**Input data:**
---

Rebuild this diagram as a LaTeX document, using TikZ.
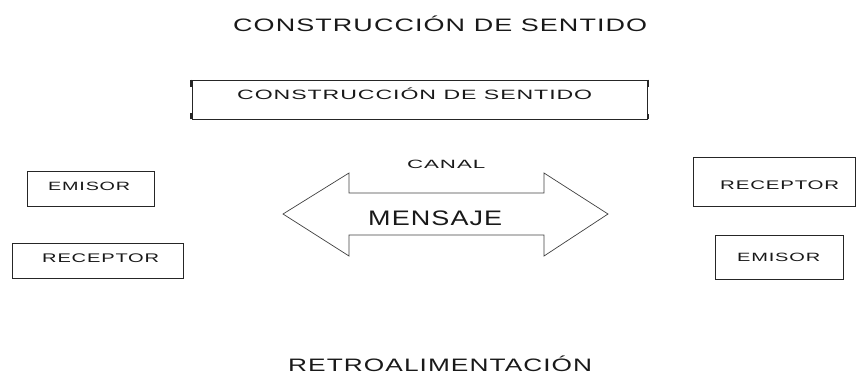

---

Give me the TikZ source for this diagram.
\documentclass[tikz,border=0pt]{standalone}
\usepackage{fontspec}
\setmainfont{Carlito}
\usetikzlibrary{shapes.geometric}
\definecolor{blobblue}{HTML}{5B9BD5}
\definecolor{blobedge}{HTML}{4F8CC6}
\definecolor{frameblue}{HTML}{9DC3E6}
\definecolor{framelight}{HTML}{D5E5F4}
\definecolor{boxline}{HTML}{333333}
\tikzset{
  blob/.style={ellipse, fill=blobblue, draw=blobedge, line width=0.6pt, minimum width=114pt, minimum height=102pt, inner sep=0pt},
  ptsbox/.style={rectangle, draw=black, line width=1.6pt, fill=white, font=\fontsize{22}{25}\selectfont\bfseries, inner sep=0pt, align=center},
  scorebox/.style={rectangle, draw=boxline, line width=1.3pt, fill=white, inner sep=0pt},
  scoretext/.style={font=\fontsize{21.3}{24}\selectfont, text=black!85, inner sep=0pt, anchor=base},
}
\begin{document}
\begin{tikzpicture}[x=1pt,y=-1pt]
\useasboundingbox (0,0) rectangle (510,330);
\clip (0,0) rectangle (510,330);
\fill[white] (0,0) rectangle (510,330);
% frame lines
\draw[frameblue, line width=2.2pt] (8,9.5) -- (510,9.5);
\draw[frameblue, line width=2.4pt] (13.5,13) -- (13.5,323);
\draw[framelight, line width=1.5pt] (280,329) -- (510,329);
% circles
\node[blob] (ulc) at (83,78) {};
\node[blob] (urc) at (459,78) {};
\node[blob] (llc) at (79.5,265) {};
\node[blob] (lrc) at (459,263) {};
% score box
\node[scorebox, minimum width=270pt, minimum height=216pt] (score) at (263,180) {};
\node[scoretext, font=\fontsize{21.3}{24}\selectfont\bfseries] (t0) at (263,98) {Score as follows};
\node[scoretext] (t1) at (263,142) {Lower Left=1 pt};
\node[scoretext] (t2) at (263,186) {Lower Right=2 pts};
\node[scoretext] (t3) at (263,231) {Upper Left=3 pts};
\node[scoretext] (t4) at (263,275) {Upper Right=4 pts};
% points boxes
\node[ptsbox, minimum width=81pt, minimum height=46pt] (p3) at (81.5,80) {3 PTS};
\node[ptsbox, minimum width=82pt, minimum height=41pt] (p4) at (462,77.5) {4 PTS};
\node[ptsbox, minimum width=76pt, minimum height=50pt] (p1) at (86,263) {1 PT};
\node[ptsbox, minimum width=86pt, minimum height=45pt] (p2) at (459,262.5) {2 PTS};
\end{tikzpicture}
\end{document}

---

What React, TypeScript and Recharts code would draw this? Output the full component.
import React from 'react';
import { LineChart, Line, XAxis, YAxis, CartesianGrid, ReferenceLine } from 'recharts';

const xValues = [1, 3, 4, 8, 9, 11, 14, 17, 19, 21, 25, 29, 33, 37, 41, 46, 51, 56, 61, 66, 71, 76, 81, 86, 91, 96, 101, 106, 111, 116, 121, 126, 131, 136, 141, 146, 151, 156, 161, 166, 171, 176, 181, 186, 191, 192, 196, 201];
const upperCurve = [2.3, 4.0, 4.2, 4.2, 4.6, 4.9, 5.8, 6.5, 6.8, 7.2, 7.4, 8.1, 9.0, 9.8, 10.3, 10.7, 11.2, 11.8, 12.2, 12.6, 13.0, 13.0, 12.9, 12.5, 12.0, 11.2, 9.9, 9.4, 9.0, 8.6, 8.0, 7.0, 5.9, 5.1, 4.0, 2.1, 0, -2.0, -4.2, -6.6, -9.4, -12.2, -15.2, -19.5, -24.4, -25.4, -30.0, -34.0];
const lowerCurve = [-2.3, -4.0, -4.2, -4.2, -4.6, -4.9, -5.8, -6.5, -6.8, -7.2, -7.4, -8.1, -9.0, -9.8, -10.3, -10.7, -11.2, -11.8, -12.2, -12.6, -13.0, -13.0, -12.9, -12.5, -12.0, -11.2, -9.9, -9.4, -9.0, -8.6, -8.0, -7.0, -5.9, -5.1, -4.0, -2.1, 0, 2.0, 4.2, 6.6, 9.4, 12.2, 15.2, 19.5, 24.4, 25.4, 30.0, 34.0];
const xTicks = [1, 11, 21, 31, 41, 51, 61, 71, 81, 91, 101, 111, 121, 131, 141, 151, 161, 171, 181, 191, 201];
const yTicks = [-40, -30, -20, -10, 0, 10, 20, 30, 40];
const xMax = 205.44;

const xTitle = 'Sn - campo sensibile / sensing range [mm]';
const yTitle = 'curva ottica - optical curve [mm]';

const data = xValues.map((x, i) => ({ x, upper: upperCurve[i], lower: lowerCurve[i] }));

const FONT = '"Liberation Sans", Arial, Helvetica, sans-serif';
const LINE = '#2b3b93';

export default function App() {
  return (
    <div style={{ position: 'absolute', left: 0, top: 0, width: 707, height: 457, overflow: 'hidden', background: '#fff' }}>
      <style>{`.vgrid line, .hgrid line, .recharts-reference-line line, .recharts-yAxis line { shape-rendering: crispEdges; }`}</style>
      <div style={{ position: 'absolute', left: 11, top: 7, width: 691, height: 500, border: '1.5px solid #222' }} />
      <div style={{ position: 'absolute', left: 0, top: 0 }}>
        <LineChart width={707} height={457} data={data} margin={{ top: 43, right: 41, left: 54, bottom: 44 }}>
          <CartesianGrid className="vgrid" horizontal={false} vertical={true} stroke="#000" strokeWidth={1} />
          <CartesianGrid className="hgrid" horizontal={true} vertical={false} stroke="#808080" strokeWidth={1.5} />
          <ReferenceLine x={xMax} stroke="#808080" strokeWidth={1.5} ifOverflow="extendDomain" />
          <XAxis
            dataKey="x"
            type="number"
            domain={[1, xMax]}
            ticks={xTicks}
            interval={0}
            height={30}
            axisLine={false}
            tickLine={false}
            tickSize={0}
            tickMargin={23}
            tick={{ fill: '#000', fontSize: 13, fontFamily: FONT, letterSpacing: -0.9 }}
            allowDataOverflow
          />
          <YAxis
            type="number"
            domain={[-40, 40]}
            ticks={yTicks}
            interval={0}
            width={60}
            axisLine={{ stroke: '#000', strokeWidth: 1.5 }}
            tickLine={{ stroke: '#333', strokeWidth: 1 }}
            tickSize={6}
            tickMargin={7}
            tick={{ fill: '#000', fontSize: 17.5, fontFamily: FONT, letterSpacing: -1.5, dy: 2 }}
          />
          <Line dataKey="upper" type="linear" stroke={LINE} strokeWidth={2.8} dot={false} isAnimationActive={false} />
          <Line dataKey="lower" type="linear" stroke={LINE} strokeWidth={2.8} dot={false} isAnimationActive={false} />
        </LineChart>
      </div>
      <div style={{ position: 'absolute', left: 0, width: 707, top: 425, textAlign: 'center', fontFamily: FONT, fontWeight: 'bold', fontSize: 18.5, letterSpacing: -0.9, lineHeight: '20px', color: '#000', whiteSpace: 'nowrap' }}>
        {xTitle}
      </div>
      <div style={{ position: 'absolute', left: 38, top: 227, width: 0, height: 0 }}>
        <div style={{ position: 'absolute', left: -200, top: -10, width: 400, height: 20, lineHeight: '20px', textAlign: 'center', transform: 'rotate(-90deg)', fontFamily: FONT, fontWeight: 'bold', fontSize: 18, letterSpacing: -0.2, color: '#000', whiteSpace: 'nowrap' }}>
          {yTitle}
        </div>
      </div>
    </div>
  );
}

---

**Exercise:** Lines of the material that contain the word "this" are to be gathered.

**Reply:**
Rebuild this diagram as a LaTeX document, using TikZ.
Give me the TikZ source for this diagram.
What React, TypeScript and Recharts code would draw this? Output the full component.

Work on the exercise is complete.